BTMash

Blob of contradictions

loadwatcher: Making your server sane when it thrashes.

Written

A few years ago, Khalid wrote a wonderful script that would help make your apache server sane again after the opcode caching on the server started to throw segmentation faults (he aptly named it logwatcher). It was great because APC would crash for unknown reasons at the time and completely kill a website. It took care of an important issue (the one change I had made was to clear the apc cache instead of restarting the server but all in all, super ^_^).

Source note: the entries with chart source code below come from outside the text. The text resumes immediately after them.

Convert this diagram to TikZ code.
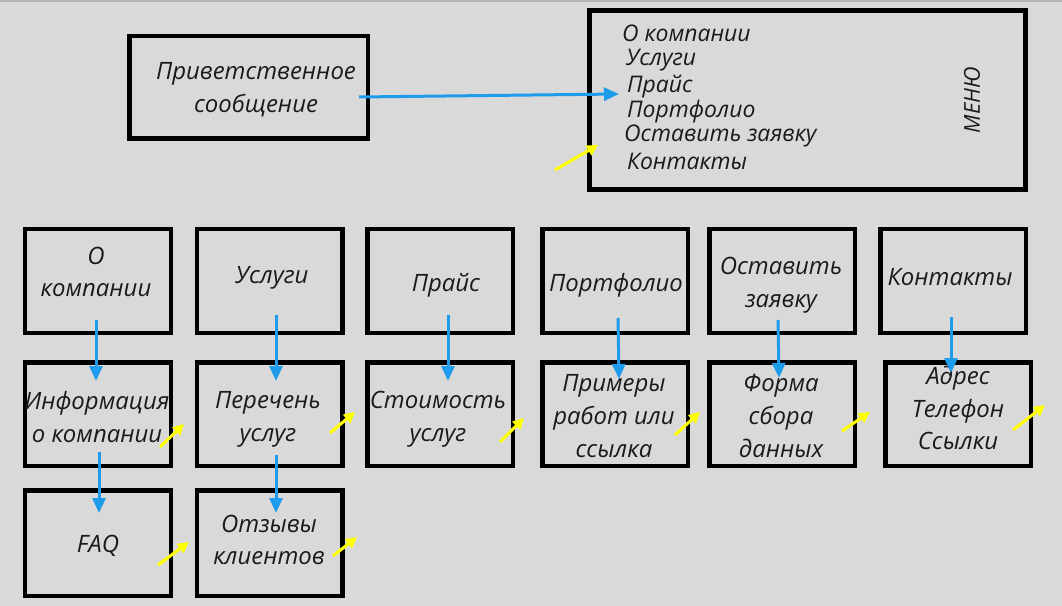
\documentclass[tikz,border=0pt]{standalone}
\usepackage{fontspec}
\setmainfont{Open Sans}
\usetikzlibrary{arrows.meta}
\definecolor{bg}{HTML}{D9D9D9}
\definecolor{topline}{HTML}{B4B4B4}
\definecolor{arrblue}{HTML}{1E9BEA}
\definecolor{arryel}{HTML}{FFFF00}
\definecolor{txt}{HTML}{1A1A1A}
\tikzset{
  box/.style={draw=black, line width=4.5bp, inner sep=0pt, minimum width=145.5bp, minimum height=103.5bp},
  lbl/.style={font=\itshape\fontsize{24}{33}\selectfont, text=txt, align=center, inner sep=0pt},
  mlbl/.style={font=\itshape\fontsize{23}{26}\selectfont, text=txt, anchor=base west, inner sep=0pt},
  barrow/.style={arrblue, line width=3bp, -{Triangle[length=15bp,width=13bp]}},
  yarrow/.style={arryel, line width=3bp, -{Triangle[length=11bp,width=11bp]}}
}
\begin{document}
\begin{tikzpicture}[x=1bp,y=-1bp]
\useasboundingbox (0,0) rectangle (1062,606);
\fill[bg] (0,0) rectangle (1062,606);
\fill[topline] (0,0) rectangle (1062,2);

% top boxes
\node[box, minimum width=238.5bp, minimum height=102.5bp] (greet) at (248.5,87.5) {};
\node[box, line width=5bp, minimum width=436bp, minimum height=179bp] (menu) at (807.5,100) {};

\node[lbl] (greett) at (256,90) {Приветственное\\сообщение};

\node[mlbl] (m1) at (622,42) {О компании};
\node[mlbl] (m2) at (626,66) {Услуги};
\node[mlbl] (m3) at (627,93) {Прайс};
\node[mlbl] (m4) at (627,118) {Портфолио};
\node[mlbl] (m5) at (624,142) {Оставить заявку};
\node[mlbl] (m6) at (627,170) {Контакты};
\node[lbl, font=\itshape\fontsize{22}{26}\selectfont, rotate=90] (menut) at (972,100) {МЕНЮ};

% row 1
\node[box] (b1) at (98,281) {};
\node[box] (b2) at (269.5,281) {};
\node[box] (b3) at (440,281) {};
\node[box] (b4) at (615,281) {};
\node[box] (b5) at (782,281) {};
\node[box] (b6) at (953,281) {};
% row 2
\node[box] (c1) at (98,414) {};
\node[box] (c2) at (269.5,414) {};
\node[box] (c3) at (440,414) {};
\node[box] (c4) at (615,414) {};
\node[box] (c5) at (782,414) {};
\node[box] (c6) at (958,414) {};
% row 3
\node[box, minimum height=105.5bp] (d1) at (98,543) {};
\node[box, minimum height=105.5bp] (d2) at (269.5,543) {};

% labels
\node[lbl] (t1) at (96,272) {О\\компании};
\node[lbl] (t2) at (272,278) {Услуги};
\node[lbl] (t3) at (446,285) {Прайс};
\node[lbl] (t4) at (616,285) {Портфолио};
\node[lbl] (t5) at (781,285) {Оставить\\заявку};
\node[lbl] (t6) at (950,277) {Контакты};

\node[lbl] (u1) at (97,417) {Информация\\о компании};
\node[lbl] (u2) at (268,419) {Перечень\\услуг};
\node[lbl] (u3) at (438,419) {Стоимость\\услуг};
\node[lbl] (u4) at (614,416) {Примеры\\работ или\\ссылка};
\node[lbl] (u5) at (781,416) {Форма\\сбора\\данных};
\node[lbl] (u6) at (958,408) {Адрес\\Телефон\\Ссылки};

\node[lbl] (v1) at (98,546) {FAQ};
\node[lbl] (v2) at (269,540) {Отзывы\\клиентов};

% blue arrow ends
\coordinate (g0) at (359,97);   \coordinate (g1) at (619,94);
\coordinate (a1s) at (96,320);  \coordinate (a1e) at (96,381);
\coordinate (a2s) at (276,315); \coordinate (a2e) at (276,381);
\coordinate (a3s) at (448,315); \coordinate (a3e) at (448,381);
\coordinate (a4s) at (618,318); \coordinate (a4e) at (619,379);
\coordinate (a5s) at (778,320); \coordinate (a5e) at (779,378);
\coordinate (a6s) at (951,317); \coordinate (a6e) at (951,373);
\coordinate (f1s) at (99,452);  \coordinate (f1e) at (99,513);
\coordinate (f2s) at (276,455); \coordinate (f2e) at (276,513);

\draw[barrow] (g0) -- (g1);
\draw[barrow] (a1s) -- (a1e);
\draw[barrow] (a2s) -- (a2e);
\draw[barrow] (a3s) -- (a3e);
\draw[barrow] (a4s) -- (a4e);
\draw[barrow] (a5s) -- (a5e);
\draw[barrow] (a6s) -- (a6e);
\draw[barrow] (f1s) -- (f1e);
\draw[barrow] (f2s) -- (f2e);

% yellow arrows
\coordinate (y0s) at (555,170);  \coordinate (y0e) at (598,145);
\coordinate (y1s) at (160,447);  \coordinate (y1e) at (184,424);
\coordinate (y2s) at (330,433);  \coordinate (y2e) at (355,412);
\coordinate (y3s) at (158,565);  \coordinate (y3e) at (189,542);
\coordinate (y4s) at (333,556);  \coordinate (y4e) at (357,537);
\coordinate (y5s) at (500,442);  \coordinate (y5e) at (524,418);
\coordinate (y6s) at (675,435);  \coordinate (y6e) at (700,412);
\coordinate (y7s) at (842,431);  \coordinate (y7e) at (870,412);
\coordinate (y8s) at (1013,430); \coordinate (y8e) at (1045,405);
\foreach \i in {0,...,8} {\draw[yarrow] (y\i s) -- (y\i e);}
\end{tikzpicture}
\end{document}
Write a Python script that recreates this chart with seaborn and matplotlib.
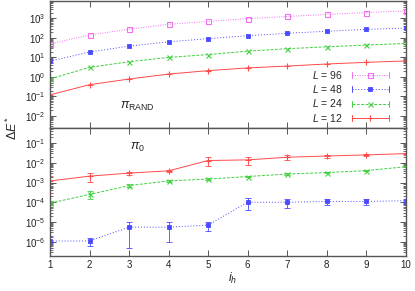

A few years back during my time at zinc Roe, we were finding that the server would start to die due to spikes in traffic on the Zimmer Twins. In trying to figure out what was happening, we found that the limit on the number of connections that the db server would allow was in fact making the apache server spiral out of control. What happened is:

  1. User does a page request (be it via form submit or clicking a link)
  2. DB connections are all taken up
  3. Apache starts writing to log the list of errors cropping up from the server
  4. Repeat for thousands of users coming on around the same time

Part of the issue with the db server had to do some with bad queries (search was killing the site as it tried to find relevant results from over a million nodes). Users would get impatient and try to request a page again, and repeat apache writing to the disk and you get a server basically thrashing to death. What I did find is that *if* I was able to log over into the server and restart apache, the problem would resolve itself and people could actually start using the site sanely once again. However, when a server is getting out of control, the simple act of trying to ssh in can be very challenging.

As a result of this, I created a daemon script (well..2 scripts) called 'loadwatcher' which does something somewhat straightforward. It checks to see what the load average on the server is every 60 seconds (which you could change to be whatever interval you wanted) and if it passed a threshold (in my case I used 10.0), it would restart Apache (I then waited a while before starting to do the checks again). Really silly idea, right? Luckily, what the script did along with the assumption, I made took care of nearly all server uptime issues (the server remained up; there might be *some* site downtime but it was better than having to wholly reboot a server). It also gave some breathing room to figure out ways to optimize the search functionality and reduce site downtime even further. Its easy enough to add any other things you want done (like restarting mysql if that was a possible cause of the issue) or to change other pieces. I've been able to use the script across various servers over the years with similar results (keeping the server going when crap hits the fan) and I figured it would be something worthwhile to share.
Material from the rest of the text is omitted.